# Brief
Output the material word for word. Leave each picture out.
+++ Data for this task
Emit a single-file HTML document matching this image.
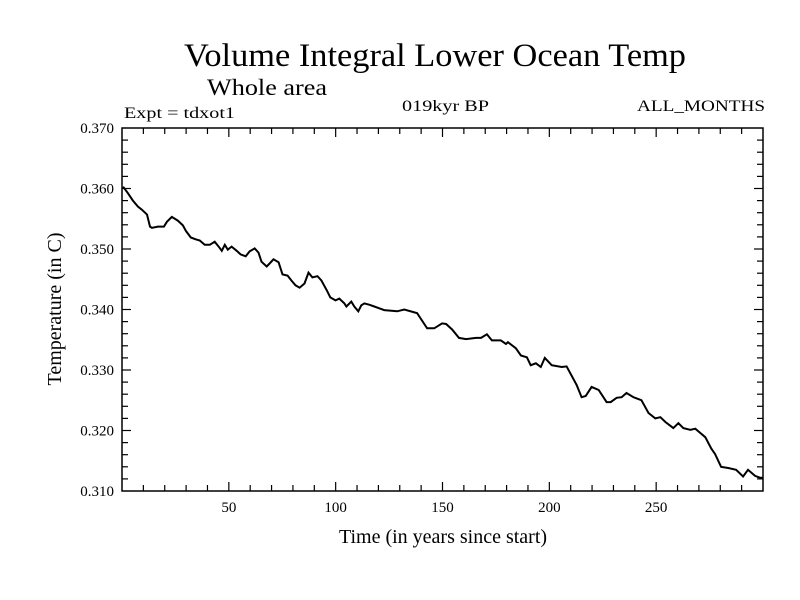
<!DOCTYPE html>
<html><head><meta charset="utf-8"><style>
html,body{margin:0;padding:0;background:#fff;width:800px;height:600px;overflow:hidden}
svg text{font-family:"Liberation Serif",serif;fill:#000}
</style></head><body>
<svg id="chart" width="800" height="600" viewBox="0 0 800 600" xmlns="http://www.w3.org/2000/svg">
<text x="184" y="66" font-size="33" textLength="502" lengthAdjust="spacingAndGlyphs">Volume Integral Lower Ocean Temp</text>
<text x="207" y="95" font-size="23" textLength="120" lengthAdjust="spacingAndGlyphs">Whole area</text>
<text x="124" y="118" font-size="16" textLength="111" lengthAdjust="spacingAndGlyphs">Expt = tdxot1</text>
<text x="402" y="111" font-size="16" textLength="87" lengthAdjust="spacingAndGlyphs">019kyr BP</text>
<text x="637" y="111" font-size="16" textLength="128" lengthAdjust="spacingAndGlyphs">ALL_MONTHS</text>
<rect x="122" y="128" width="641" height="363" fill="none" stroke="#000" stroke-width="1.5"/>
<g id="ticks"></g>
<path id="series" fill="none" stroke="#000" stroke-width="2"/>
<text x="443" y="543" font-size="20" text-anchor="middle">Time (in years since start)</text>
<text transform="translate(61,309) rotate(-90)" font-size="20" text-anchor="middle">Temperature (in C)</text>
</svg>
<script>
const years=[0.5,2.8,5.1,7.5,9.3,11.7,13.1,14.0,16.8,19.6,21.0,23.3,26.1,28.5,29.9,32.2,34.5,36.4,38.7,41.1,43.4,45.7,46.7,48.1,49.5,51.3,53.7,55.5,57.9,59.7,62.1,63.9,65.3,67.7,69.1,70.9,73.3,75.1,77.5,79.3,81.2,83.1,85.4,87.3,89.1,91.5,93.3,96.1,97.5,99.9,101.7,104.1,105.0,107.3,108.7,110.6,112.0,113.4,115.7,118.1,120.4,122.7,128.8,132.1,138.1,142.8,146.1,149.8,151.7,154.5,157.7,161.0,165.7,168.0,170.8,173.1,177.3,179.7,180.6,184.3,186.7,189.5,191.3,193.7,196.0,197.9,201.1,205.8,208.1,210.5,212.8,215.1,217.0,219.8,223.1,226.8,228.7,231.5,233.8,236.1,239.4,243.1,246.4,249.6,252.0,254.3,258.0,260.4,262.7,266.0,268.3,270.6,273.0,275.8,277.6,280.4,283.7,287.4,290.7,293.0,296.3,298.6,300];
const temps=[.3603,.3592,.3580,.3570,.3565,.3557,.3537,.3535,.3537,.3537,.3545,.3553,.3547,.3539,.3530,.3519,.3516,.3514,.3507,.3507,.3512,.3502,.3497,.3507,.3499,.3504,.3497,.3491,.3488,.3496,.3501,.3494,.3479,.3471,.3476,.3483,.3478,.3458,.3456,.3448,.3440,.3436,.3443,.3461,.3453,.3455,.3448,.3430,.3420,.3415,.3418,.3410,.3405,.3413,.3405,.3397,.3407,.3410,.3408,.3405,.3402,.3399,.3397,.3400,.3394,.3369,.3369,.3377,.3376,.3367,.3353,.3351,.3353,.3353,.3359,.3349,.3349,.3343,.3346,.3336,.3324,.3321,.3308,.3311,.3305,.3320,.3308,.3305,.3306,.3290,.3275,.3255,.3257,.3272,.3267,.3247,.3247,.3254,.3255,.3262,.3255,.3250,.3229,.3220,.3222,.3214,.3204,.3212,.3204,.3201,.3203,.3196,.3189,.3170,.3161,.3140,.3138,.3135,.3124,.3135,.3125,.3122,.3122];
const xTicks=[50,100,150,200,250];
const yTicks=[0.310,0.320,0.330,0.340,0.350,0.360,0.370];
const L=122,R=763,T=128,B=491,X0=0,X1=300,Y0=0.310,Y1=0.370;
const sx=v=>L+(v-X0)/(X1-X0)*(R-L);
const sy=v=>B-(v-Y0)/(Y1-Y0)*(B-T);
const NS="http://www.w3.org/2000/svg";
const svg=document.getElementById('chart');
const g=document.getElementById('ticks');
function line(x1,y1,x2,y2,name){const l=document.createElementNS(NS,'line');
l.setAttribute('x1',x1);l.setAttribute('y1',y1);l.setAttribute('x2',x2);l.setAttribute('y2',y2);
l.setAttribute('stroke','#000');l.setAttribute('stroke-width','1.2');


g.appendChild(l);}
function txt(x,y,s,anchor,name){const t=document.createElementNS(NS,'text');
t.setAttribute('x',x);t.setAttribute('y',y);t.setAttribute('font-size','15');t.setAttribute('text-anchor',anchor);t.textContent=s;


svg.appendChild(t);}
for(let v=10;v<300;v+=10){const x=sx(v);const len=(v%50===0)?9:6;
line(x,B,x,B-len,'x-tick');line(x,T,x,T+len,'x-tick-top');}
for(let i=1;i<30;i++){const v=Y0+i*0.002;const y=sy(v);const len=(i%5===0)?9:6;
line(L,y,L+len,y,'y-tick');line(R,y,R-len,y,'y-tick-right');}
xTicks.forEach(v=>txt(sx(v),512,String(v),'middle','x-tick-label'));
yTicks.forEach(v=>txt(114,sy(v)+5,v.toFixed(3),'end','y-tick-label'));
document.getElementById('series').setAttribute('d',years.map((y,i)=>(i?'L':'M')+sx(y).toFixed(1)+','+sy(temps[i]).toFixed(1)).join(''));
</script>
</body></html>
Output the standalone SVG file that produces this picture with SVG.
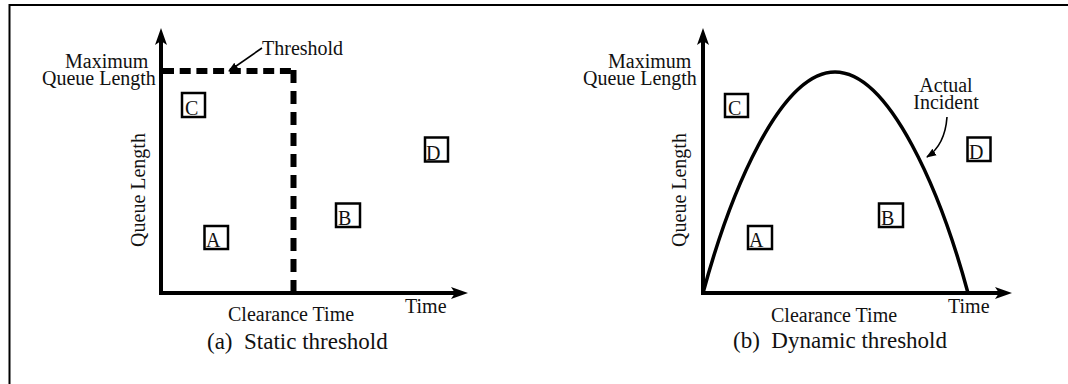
++++++
# Full response
Emit a single-file HTML document matching this image.
<!DOCTYPE html>
<html><head><meta charset="utf-8"><style>
html,body{margin:0;padding:0;background:#fff;width:800px;height:600px;overflow:hidden}
svg text{font-family:"Liberation Serif",serif;fill:#000}
</style></head><body>
<svg id="chart" width="800" height="600" viewBox="0 0 800 600" xmlns="http://www.w3.org/2000/svg">
<text x="184" y="66" font-size="33" textLength="502" lengthAdjust="spacingAndGlyphs">Volume Integral Lower Ocean Temp</text>
<text x="207" y="95" font-size="23" textLength="120" lengthAdjust="spacingAndGlyphs">Whole area</text>
<text x="124" y="118" font-size="16" textLength="111" lengthAdjust="spacingAndGlyphs">Expt = tdxot1</text>
<text x="402" y="111" font-size="16" textLength="87" lengthAdjust="spacingAndGlyphs">019kyr BP</text>
<text x="637" y="111" font-size="16" textLength="128" lengthAdjust="spacingAndGlyphs">ALL_MONTHS</text>
<rect x="122" y="128" width="641" height="363" fill="none" stroke="#000" stroke-width="1.5"/>
<g id="ticks"></g>
<path id="series" fill="none" stroke="#000" stroke-width="2"/>
<text x="443" y="543" font-size="20" text-anchor="middle">Time (in years since start)</text>
<text transform="translate(61,309) rotate(-90)" font-size="20" text-anchor="middle">Temperature (in C)</text>
</svg>
<script>
const years=[0.5,2.8,5.1,7.5,9.3,11.7,13.1,14.0,16.8,19.6,21.0,23.3,26.1,28.5,29.9,32.2,34.5,36.4,38.7,41.1,43.4,45.7,46.7,48.1,49.5,51.3,53.7,55.5,57.9,59.7,62.1,63.9,65.3,67.7,69.1,70.9,73.3,75.1,77.5,79.3,81.2,83.1,85.4,87.3,89.1,91.5,93.3,96.1,97.5,99.9,101.7,104.1,105.0,107.3,108.7,110.6,112.0,113.4,115.7,118.1,120.4,122.7,128.8,132.1,138.1,142.8,146.1,149.8,151.7,154.5,157.7,161.0,165.7,168.0,170.8,173.1,177.3,179.7,180.6,184.3,186.7,189.5,191.3,193.7,196.0,197.9,201.1,205.8,208.1,210.5,212.8,215.1,217.0,219.8,223.1,226.8,228.7,231.5,233.8,236.1,239.4,243.1,246.4,249.6,252.0,254.3,258.0,260.4,262.7,266.0,268.3,270.6,273.0,275.8,277.6,280.4,283.7,287.4,290.7,293.0,296.3,298.6,300];
const temps=[.3603,.3592,.3580,.3570,.3565,.3557,.3537,.3535,.3537,.3537,.3545,.3553,.3547,.3539,.3530,.3519,.3516,.3514,.3507,.3507,.3512,.3502,.3497,.3507,.3499,.3504,.3497,.3491,.3488,.3496,.3501,.3494,.3479,.3471,.3476,.3483,.3478,.3458,.3456,.3448,.3440,.3436,.3443,.3461,.3453,.3455,.3448,.3430,.3420,.3415,.3418,.3410,.3405,.3413,.3405,.3397,.3407,.3410,.3408,.3405,.3402,.3399,.3397,.3400,.3394,.3369,.3369,.3377,.3376,.3367,.3353,.3351,.3353,.3353,.3359,.3349,.3349,.3343,.3346,.3336,.3324,.3321,.3308,.3311,.3305,.3320,.3308,.3305,.3306,.3290,.3275,.3255,.3257,.3272,.3267,.3247,.3247,.3254,.3255,.3262,.3255,.3250,.3229,.3220,.3222,.3214,.3204,.3212,.3204,.3201,.3203,.3196,.3189,.3170,.3161,.3140,.3138,.3135,.3124,.3135,.3125,.3122,.3122];
const xTicks=[50,100,150,200,250];
const yTicks=[0.310,0.320,0.330,0.340,0.350,0.360,0.370];
const L=122,R=763,T=128,B=491,X0=0,X1=300,Y0=0.310,Y1=0.370;
const sx=v=>L+(v-X0)/(X1-X0)*(R-L);
const sy=v=>B-(v-Y0)/(Y1-Y0)*(B-T);
const NS="http://www.w3.org/2000/svg";
const svg=document.getElementById('chart');
const g=document.getElementById('ticks');
function line(x1,y1,x2,y2,name){const l=document.createElementNS(NS,'line');
l.setAttribute('x1',x1);l.setAttribute('y1',y1);l.setAttribute('x2',x2);l.setAttribute('y2',y2);
l.setAttribute('stroke','#000');l.setAttribute('stroke-width','1.2');


g.appendChild(l);}
function txt(x,y,s,anchor,name){const t=document.createElementNS(NS,'text');
t.setAttribute('x',x);t.setAttribute('y',y);t.setAttribute('font-size','15');t.setAttribute('text-anchor',anchor);t.textContent=s;


svg.appendChild(t);}
for(let v=10;v<300;v+=10){const x=sx(v);const len=(v%50===0)?9:6;
line(x,B,x,B-len,'x-tick');line(x,T,x,T+len,'x-tick-top');}
for(let i=1;i<30;i++){const v=Y0+i*0.002;const y=sy(v);const len=(i%5===0)?9:6;
line(L,y,L+len,y,'y-tick');line(R,y,R-len,y,'y-tick-right');}
xTicks.forEach(v=>txt(sx(v),512,String(v),'middle','x-tick-label'));
yTicks.forEach(v=>txt(114,sy(v)+5,v.toFixed(3),'end','y-tick-label'));
document.getElementById('series').setAttribute('d',years.map((y,i)=>(i?'L':'M')+sx(y).toFixed(1)+','+sy(temps[i]).toFixed(1)).join(''));
</script>
</body></html>
Output the standalone SVG file that produces this picture with SVG.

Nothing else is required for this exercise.